Nowadays, users often exaggerate the benefits of Cpu encoding over HW encoding. For example Nvidia Nvenc either h264 or hevc, encoding is quite good, if in doubt, add some extra data rate, and so extra size, but still massively faster to encode, and good enough for most users needs.

Last changed by JN- on 7/3/2021, 4:22 AM, changed a total of 1 times.

---------------------------------------------

VFR2CFR, Variable frame rate to Constant frame rate link to zip here.

Copies Video Converts Audio to AAC, link to zip here.

Convert 2 Lossless, link to ZIP here.

Convert Odd 2 Even (frame size), link to ZIP here

Benchmarking Continued thread + link to zip here

Codec Render Quality tables zip

---------------------------------------------

PC ... Corsair case, own build ...

CPU .. i9 9900K, iGpu UHD 630

Memory .. 32GB DDR4

Graphics card .. MSI RTX 2080 ti

Graphics driver .. latest studio

PSU .. Corsair 850i

Mboard .. Asus Z390 Code

 

Laptop… XMG

i9-11900k, iGpu n/a

Memory 64GB DDR4

Graphics card … Laptop RTX 3080

RogerS wrote on 7/3/2021, 4:49 AM

I think the answer to NVENC not appearing is that this particular NVIDIA card isn't fully supported in Vegas 18, at least with the drivers you have available. I also have a Dell laptop with integrated chips and am able to use drivers from NVIDIA directly (Studio or gaming- just uninstalled the Dell one and then downloaded and installed them).

For speed, QSV and NVENC are usually comparable, and quality of NVENC renders from old cards (yours is from 2016) isn't great, so I'd stop worrying about it and use QSV for your quality and speed tests.

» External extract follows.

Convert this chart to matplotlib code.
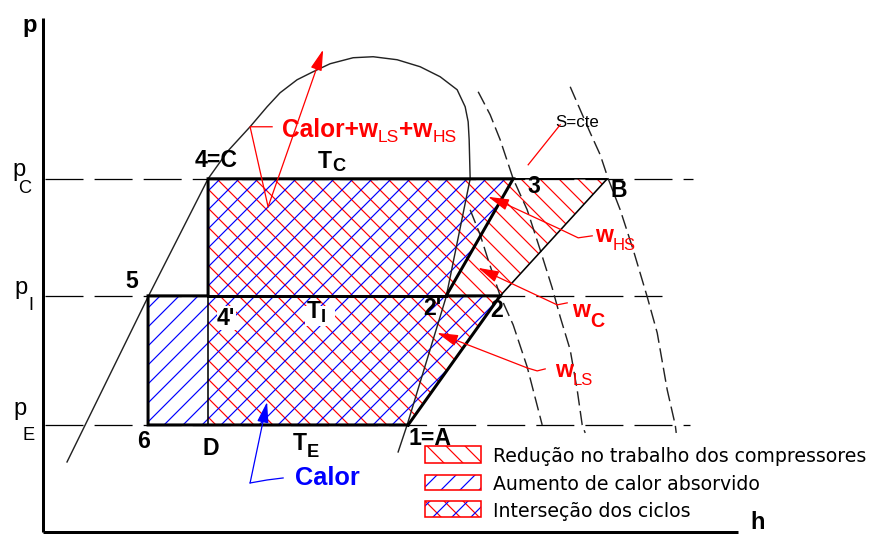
import matplotlib
matplotlib.use("Agg")
import matplotlib.pyplot as plt
from matplotlib.patches import Polygon, Rectangle

plt.rcParams['font.family'] = ['Liberation Sans', 'DejaVu Sans']
plt.rcParams['hatch.linewidth'] = 0.75
plt.rcParams['lines.scale_dashes'] = False

W, H, DPI = 873, 534, 114

# ---------------- schematic data (h to the right, p upwards) ----------------
# pressure levels and how far their dashed guide lines run
pressure_names = ['C', 'I', 'E']
pressure_values = [355, 238, 109]
pressure_guide_end = [693, 662, 690]
p_C, p_I, p_E = pressure_values

# state points of both cycles
state_names = ['1=A', '2', "2'", '3', '4=C', "4'", '5', '6', 'D', 'B']
state_h = [408, 500, 446, 513, 208, 208, 148, 148, 208, 607]
state_p = [p_E, p_I, p_I, p_C, p_C, p_I, p_I, p_E, p_E, p_C]
pt = dict(zip(state_names, zip(state_h, state_p)))

# saturation dome
dome_h = [67, 148, 208, 228, 250, 267, 280, 297, 313, 330, 353, 373, 397,
          420, 440, 457, 465, 468, 469, 470, 446, 407, 398]
dome_p = [72, 237, 355, 383, 407, 427, 441, 454, 462, 470, 476, 477, 474,
          467, 457, 444, 427, 412, 394, 355, 237, 109, 82]

# constant-entropy curves (s = cte)
isen_a_h = [478, 490, 500, 513, 527, 540, 552, 560, 570, 577, 582, 585]
isen_a_p = [442, 419, 394, 355, 324, 284, 246, 217, 184, 144, 109, 101]
isen_b_h = [470, 480, 488, 500, 513, 527, 542]
isen_b_p = [324, 299, 274, 238, 209, 167, 109]
isen_c_h = [570, 590, 600, 608, 620, 633, 647, 657, 667, 675, 676]
isen_c_p = [447, 401, 379, 355, 324, 284, 237, 201, 144, 109, 101]

legend_texts = ['Redução no trabalho dos compressores',
                'Aumento de calor absorvido',
                'Interseção dos ciclos']

# ---------------------------------------------------------------------------
fig = plt.figure(figsize=((W + 0.3) / DPI, (H + 0.3) / DPI), dpi=DPI)
ax = fig.add_axes([0, 0, 1, 1])
ax.set_xlim(0, W)
ax.set_ylim(0, H)
ax.axis('off')
renderer = fig.canvas.get_renderer()

RED, BLUE, BLACK = '#ff0000', '#0000ff', '#000000'
HATCH_R = '\\' * 2
HATCH_B = '/' * 2


def P(*names):
    return [pt[n] for n in names]


def text_run(x, y, pieces, color=BLACK, **kw):
    """Write consecutive pieces (text, size, bold, drop) left to right."""
    for txt, size, bold, drop in pieces:
        t = ax.text(x, y - drop, txt, color=color, fontsize=size,
                    fontweight='bold' if bold else 'normal',
                    ha='left', va='baseline', **kw)
        bb = t.get_window_extent(renderer=renderer)
        x = ax.transData.inverted().transform((bb.x1, bb.y0))[0]
    return x


# hatched areas
overlap = P('D', '1=A', '2', "2'", '3', '4=C')
ax.add_patch(Polygon(overlap, closed=True, facecolor='none', edgecolor=RED,
                     lw=0, hatch=HATCH_R, zorder=1))
ax.add_patch(Polygon(overlap, closed=True, facecolor='none', edgecolor=BLUE,
                     lw=0, hatch=HATCH_B, zorder=1))
ax.add_patch(Polygon(P("2'", '2', 'B', '3'), closed=True, facecolor='none',
                     edgecolor=RED, lw=0, hatch=HATCH_R, zorder=1))
ax.add_patch(Polygon(P('5', "4'", 'D', '6'), closed=True, facecolor='none',
                     edgecolor=BLUE, lw=0, hatch=HATCH_B, zorder=1))

# pressure guide lines
for pv, end in zip(pressure_values, pressure_guide_end):
    ax.plot([45, end], [pv, pv], color=BLACK, lw=0.8, ls=(0, (24, 7)), zorder=2)

# dome and isentropes
ax.plot(dome_h, dome_p, color='#222222', lw=0.9, zorder=2)
for hh, pp in [(isen_a_h, isen_a_p), (isen_b_h, isen_b_p), (isen_c_h, isen_c_p)]:
    ax.plot(hh, pp, color='#222222', lw=0.9, ls=(0, (9, 3.5)), zorder=2)

# cycle outlines
cyc2 = P('1=A', '2', "2'", '3', '4=C', "4'", '5', '6', '1=A')
ax.plot([c[0] for c in cyc2], [c[1] for c in cyc2], color=BLACK, lw=1.9,
        solid_joinstyle='miter', zorder=3)
seg = P("4'", "2'")
ax.plot([s[0] for s in seg], [s[1] for s in seg], color=BLACK, lw=1.9, zorder=3)
seg = P('2', 'B', '3')
ax.plot([s[0] for s in seg], [s[1] for s in seg], color=BLACK, lw=1.0, zorder=3)
seg = P("4'", 'D')
ax.plot([s[0] for s in seg], [s[1] for s in seg], color=BLACK, lw=1.0, zorder=3)

# coordinate axes
ax.plot([43, 43], [516, 2], color=BLACK, lw=1.9, solid_capstyle='butt', zorder=3)
ax.plot([43, 738], [2, 2], color=BLACK, lw=1.9, solid_capstyle='butt', zorder=3)
ax.text(22, 502, 'p', fontsize=15, fontweight='bold', ha='left', va='baseline')
ax.text(750, 5, 'h', fontsize=15, fontweight='bold', ha='left', va='baseline')

# pressure level names
sub_pos = {'C': (12, 358, 18, 341), 'I': (14, 240, 28, 224), 'E': (13, 119, 22, 94)}
for name in pressure_names:
    x1, y1, x2, y2 = sub_pos[name]
    ax.text(x1, y1, 'p', fontsize=15, ha='left', va='baseline')
    ax.text(x2, y2, name, fontsize=11.5, ha='left', va='baseline')

# state labels
lab_kw = dict(fontsize=14.5, fontweight='bold', va='baseline', zorder=5)
ax.text(216, 367, '4=C', ha='center', **lab_kw)
ax.text(527, 341, '3', ha='left', **lab_kw)
ax.text(610, 337, 'B', ha='left', **lab_kw)
ax.text(125, 246, '5', ha='left', **lab_kw)
ax.text(423, 219, "2'", ha='left', **lab_kw)
ax.text(490, 217, '2', ha='left', **lab_kw)
ax.text(137, 86, '6', ha='left', **lab_kw)
ax.text(202, 79, 'D', ha='left', **lab_kw)
ax.text(408, 89, '1=A', ha='left', **lab_kw)
wbox = dict(facecolor='white', edgecolor='none', pad=0.3)
ax.text(217, 209, "4'", ha='left', bbox=wbox, **lab_kw)
ax.add_patch(Rectangle((305, 208), 30, 20, facecolor='white', edgecolor='none', zorder=4))
text_run(318, 366, [('T', 14.5, True, 0), ('C', 11.5, True, 3)], zorder=5)
text_run(307, 216, [('T', 14.5, True, 0), ('I', 11.5, True, 4)], zorder=5)
text_run(293, 84, [('T', 14.5, True, 0), ('E', 11.5, True, 7)], zorder=5)

# leaders and arrows
def leader(hs, ps, color, head=True):
    n = len(hs) - 1 if head else len(hs)
    if n >= 2:
        ax.plot(hs[:n], ps[:n], color=color, lw=0.8, zorder=4)
    if head:
        ax.annotate('', xy=(hs[-1], ps[-1]), xytext=(hs[-2], ps[-2]),
                    arrowprops=dict(arrowstyle='-|>,head_length=0.8,head_width=0.22',
                                    color=color, lw=0.8, shrinkA=0, shrinkB=0,
                                    mutation_scale=14), zorder=4)

leader([272, 250, 268, 323], [407, 407, 327, 484], RED)
leader([592, 578, 557, 505, 488], [298, 296, 306, 330, 337], RED)
leader([567, 557, 478], [231, 229, 266], RED)
leader([545, 537, 527, 437], [165, 163, 166, 201], RED)
leader([560, 528], [409, 369], RED, head=False)
leader([283, 267, 250, 267], [56, 54, 51, 132], BLUE)

# annotation texts
text_run(282, 397, [('Calor+w', 15.5, True, 0), ('LS', 11, False, 5),
                    ('+w', 15.5, True, 0), ('HS', 11, False, 5)], color=RED, zorder=5)
text_run(595, 292, [('w', 14.5, True, 0), ('HS', 10.5, False, 8)], color=RED)
text_run(572, 217, [('w', 14.5, True, 0), ('C', 12.5, True, 10)], color=RED)
text_run(555, 157, [('w', 14.5, True, 0), ('LS', 10.5, False, 8)], color=RED)
ax.text(295, 49, 'Calor', color=BLUE, fontsize=16, fontweight='bold',
        ha='left', va='baseline')
ax.text(555, 407, 'S=cte', color=BLACK, fontsize=10.7, ha='left', va='baseline')

# legend
leg_rows = [(71, 88), (44, 59), (17, 33)]
leg_hatch = [[(RED, HATCH_R)], [(BLUE, HATCH_B)], [(RED, HATCH_R), (BLUE, HATCH_B)]]
for (y0, y1), hatches, txt in zip(leg_rows, leg_hatch, legend_texts):
    for col, hp in hatches:
        ax.add_patch(Rectangle((425, y0), 56, y1 - y0, facecolor='none',
                               edgecolor=col, lw=0, hatch=hp, zorder=6))
    ax.add_patch(Rectangle((425, y0), 56, y1 - y0, facecolor='none',
                           edgecolor=RED, lw=1.0, zorder=7))
    ax.text(493, (y0 + y1) / 2, txt, fontsize=11.9, family='DejaVu Sans',
            ha='left', va='center_baseline', zorder=7)

fig.savefig('out.png', dpi=DPI)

For NVENC renders you want to set dynamic ram preview to 0 due to a Vegas bug. For previews I see no reason to do this and it does slow the system down. Of course if your card isn't fully supported and is having issues, do what you need to for stability.

 

fifonik wrote on 7/3/2021, 5:57 AM

Based on the NVIdia support matrix it is not clear to me if your GPU supports HW encoding or not.

It is mentioned twice:

"GeForce GTX 920MX - 940MXGM107" "GM108" -- does not support HW encoding

"GeForce 845M / 940M / 940MX / 945M" "GM107" -- supports H264 HW encoding

You may try to find out if your GPU based on GM108 or GM107 (GPU-Z, GPU Caps Viewer or similar programs could show this information). If it is the second one, you may try to turn on "Allow legacy GPU rendering" in Vegas Pro (Options | Preferences | Deprecated features)

Last changed by fifonik on 7/3/2021, 6:11 AM, changed a total of 8 times.

Camcorder: Panasonic X1500 + Panasonic X920 + GoPro Hero 11 Black

Desktop: MB: MSI B450M MORTAR TITANIUM, CPU: AMD Ryzen 5700X, RAM: G'Skill 32 GB DDR4@3200, Graphics card: MSI RX6600 8GB, SSD: Samsung 970 Evo+ 1TB (NVMe, OS), HDD WD 4TB, HDD Toshiba 4TB, OS: Windows 10 Pro 22H2

NLE: Vegas Pro [Edit] 11, 12, 13, 15, 17, 18, 19, 22

Author of FFMetrics and FFBitrateViewer

Howard-Vigorita wrote on 7/3/2021, 4:57 PM

In another post I believe @Rednroll showed that his machine has a 940MX plus a uhd620. The Nvidia matrix seems to indicate that the 940mx supports no hardware encoding. But the Intel uhd620 does support both encoding and decoding... should be able to render qsv if current drivers are loaded and enabled but maybe not if legacy is chosen. Intel matrix is here:

https://software.intel.com/content/www/us/en/develop/articles/encode-and-decode-capabilities-for-7th-generation-intel-core-processors-and-newer.html

Rednroll wrote on 7/3/2021, 8:28 PM

Thanks for the additional details. So what I'm summarizing is if my GPU doesn't support H/W encoding via the driver I have installed then Vegas doesn't display those as render options?

Which therefore explains why I'm not finding them?

RogerS wrote on 7/3/2021, 8:49 PM

Right, though not sure if the problem is through that driver or that the card can't do encoding at all. Vegas doesn't display render options you can't use (thankfully).